Sheep Among Wolves Publishing

Poet’s Corner

 

The Poet’s Corner in Westminster Abbey is a place where many great English poets are buried. The Poet’s Corner at Sheep Among Wolves Publishing is a place where many great English poems are dug up again.

The Poet’s Corner in Westminster Abbey is a place where many great English poets are buried.  The Poet’s Corner at Sheep Among Wolves Publishing is a place where many great English poems are dug up again.   Both highlight poetry which is great, but while the Poet’s Corner at Westminster looks solely at literary merit, the SAW Publishing Poet’s Corner requires something more.  The poems must be Good as well as Great.  Good and great prose literature is hard enough to find, but good and great poetry is possibly even harder.  I have spent several years looking for poets whose works were good as well as great.  But I think I may have been making a mistake.  Rather than looking for acceptable poets, perhaps my focus should have been  acceptable poems.  And encouragingly, there are some poems from many different sources which do meet these very high ideals in both good and great categories.

I must admit that when it comes to great poetry, I am a little bit of a perfectionist.  A poem must have faultless rhyme and smooth, flowing metre to give me unqualified pleasure.  I really don’t like the class of poem in which “good” and “food”, or “word” and “sword” are made to rhyme with each other.  In fact, in technical terminology, I like true rhyme and not slant rhyme.  And when it comes to metre I like the poems which if they claim to have a given number of syllables, have that number in every line, although I admit that sometimes this rule can be broken without detriment to the flow.

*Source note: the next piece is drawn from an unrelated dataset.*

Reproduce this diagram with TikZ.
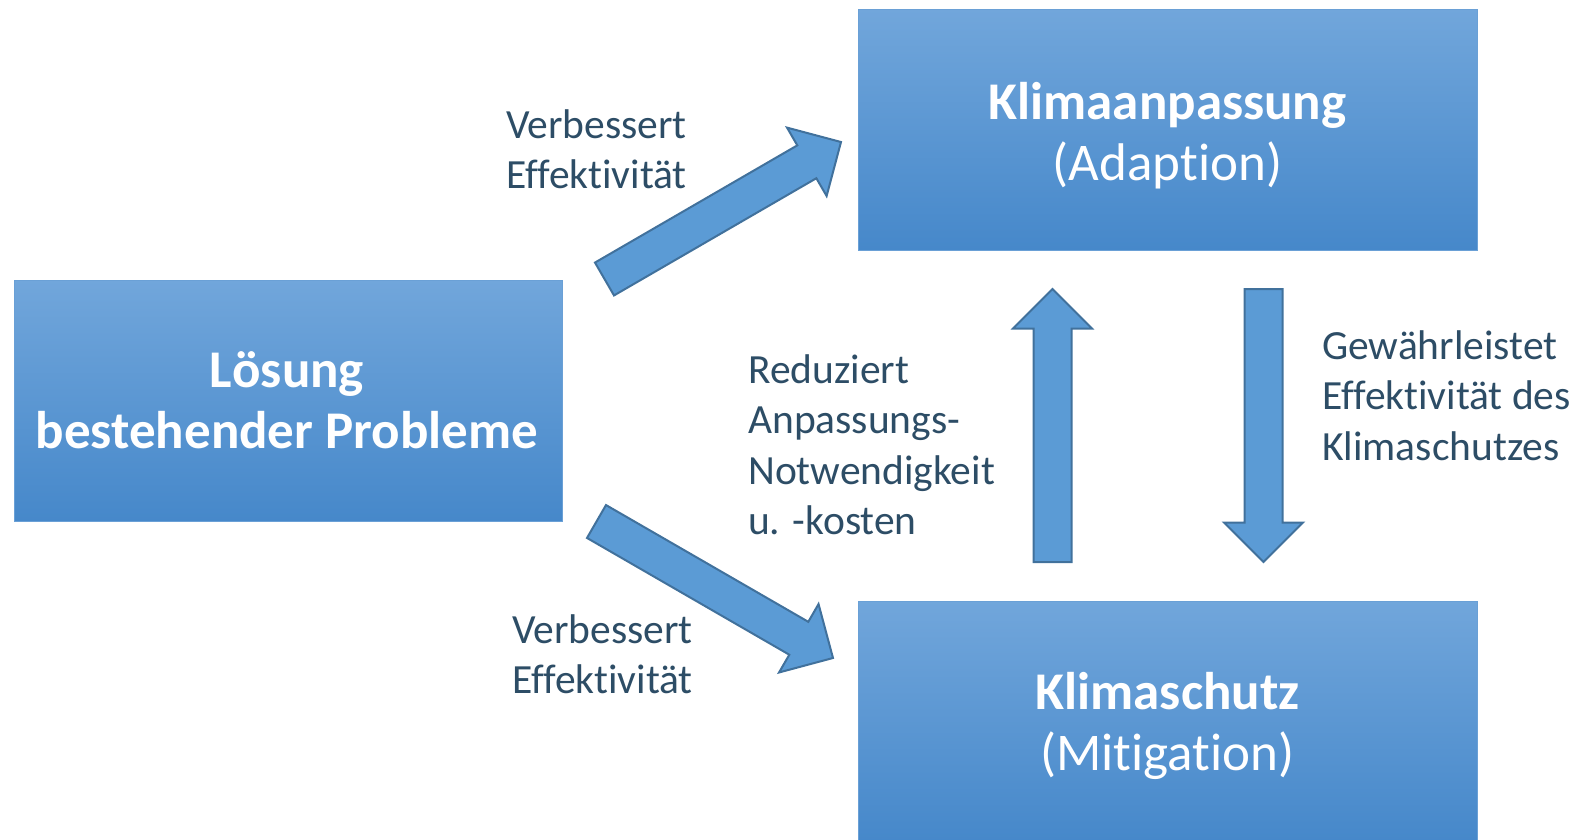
\documentclass[tikz,border=0pt]{standalone}
\usepackage{fontspec}
\setmainfont[Ligatures={NoCommon}]{Carlito}
\usetikzlibrary{calc}

\definecolor{boxtop}{HTML}{71A6DB}
\definecolor{boxmid}{HTML}{5A9AD7}
\definecolor{boxbot}{HTML}{4688CA}
\definecolor{boxline}{HTML}{6AA0D6}
\definecolor{arrowfill}{HTML}{5B9BD5}
\definecolor{arrowline}{HTML}{41719C}
\definecolor{labeltext}{HTML}{2D4D66}

\tikzset{
  box/.style={rectangle, draw=boxline, line width=1pt,
    top color=boxtop, middle color=boxmid, bottom color=boxbot,
    inner sep=0pt},
  boxtitle/.style={text=white, anchor=base, inner sep=0pt,
    font=\fontsize{53}{61.5}\selectfont},
  note/.style={text=labeltext, anchor=base west, inner sep=0pt,
    font=\fontsize{41.5}{50.5}\selectfont},
  arrowbody/.style={fill=arrowfill, draw=arrowline, line width=2pt,
    line join=miter},
  % block arrow along +x: shaft 38 wide, head 79 wide and 39.5 long
  pics/blockarrow/.style={code={
    \draw[arrowbody] (0,-19) -- (#1-39.5,-19) -- (#1-39.5,-39.5) -- (#1,0)
      -- (#1-39.5,39.5) -- (#1-39.5,19) -- (0,19) -- cycle;
  }}
}

% draws a block arrow from coordinate #1 to coordinate #2
\newcommand{\blockarrowfromto}[2]{%
  \path let \p1=($(#2)-(#1)$), \n1={atan2(\y1,\x1)}, \n2={veclen(\x1,\y1)}
    in pic[rotate=\n1] at (#1) {blockarrow={\n2}};%
}

\begin{document}
\begin{tikzpicture}[x=1pt,y=-1pt]
\useasboundingbox (0,0) rectangle (1583,839);

% boxes
\node[box, minimum width=548pt, minimum height=241pt] (loes) at (288,400.5) {};
\node[box, minimum width=619pt, minimum height=241pt] (adapt) at (1167.5,129.5) {};
\node[box, minimum width=619pt, minimum height=240pt] (mitig) at (1167.5,721) {};

% box titles
\node[boxtitle] (loesT) at (287,387)
  {\begin{tabular}[t]{@{}c@{}}\bfseries Lösung\\ \bfseries bestehender Probleme\end{tabular}};
\node[boxtitle] (adaptT) at (1167.5,119)
  {\begin{tabular}[t]{@{}c@{}}\bfseries Klimaanpassung\\ (Adaption)\end{tabular}};
\node[boxtitle] (mitigT) at (1167.5,709)
  {\begin{tabular}[t]{@{}c@{}}\bfseries Klimaschutz\\ (Mitigation)\end{tabular}};

% arrow end points
\coordinate (a1s) at (604.5,279);
\coordinate (a1e) at (841,142);
\coordinate (a2s) at (596.5,521.5);
\coordinate (a2e) at (833,658);
\coordinate (a3s) at (1052.5,562);
\coordinate (a3e) at (1052.5,289);
\coordinate (a4s) at (1263.5,289);
\coordinate (a4e) at (1263.5,562);

\blockarrowfromto{a1s}{a1e}
\blockarrowfromto{a2s}{a2e}
\blockarrowfromto{a3s}{a3e}
\blockarrowfromto{a4s}{a4e}

% arrow labels
\node[note] (n1) at (506,138)
  {\begin{tabular}[t]{@{}l@{}}Verbessert\\ Effektivität\end{tabular}};
\node[note] (n2) at (512,643)
  {\begin{tabular}[t]{@{}l@{}}Verbessert\\ Effektivität\end{tabular}};
\node[note] (n3) at (748,383)
  {\begin{tabular}[t]{@{}l@{}}Reduziert\\ Anpassungs-\\ Notwendigkeit\\ u. -kosten\end{tabular}};
\node[note] (n4) at (1322,359)
  {\begin{tabular}[t]{@{}l@{}}Gewährleistet\\ Effektivität des\\ Klimaschutzes\end{tabular}};
\end{tikzpicture}
\end{document}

Having weeded out a large quantity of poems merely by my definition of great, the number is significantly reduced when it comes to good poems.  It seems to me that in poetry as well as in prose, we should allow ourselves to read nothing that we would not allow ourselves to associate with in life.  This is a difficult point to stick to, but really it is very hard to get much pleasure out of even the greatest structural poetry if its content cannot be read with a clear conscience.  In contrast, it is always rewarding to find a truly great poem, written by an author of evident talent, dedicated to the praise for which it is so fit.  Just like a well-written piece of prose, great poetry used appropriately can be very powerful for good.  Although there are many poems we would be wrong in filling our minds with, there are many still in existence which are good as well as great.

The Poet’s Corner at Sheep Among Wolves is a place where we can share with you some of these gems from various genres and time periods of English poetry.  This does not mean that we are promising “perfect poets”, or recommending all of the works of any given author, but it does mean showcasing some truly uplifting poetry written sometimes directly to the glory of God, sometimes indirectly so, which at the same time satisfies the longing for beautiful poetry.

I hope that in this series of posts I may be able to give you access to the great and good poems I have found, as well as some of my own compositions, and that I may also encourage you to read, and some of you to write, poetry which is pleasing to God as well as uplifting to man.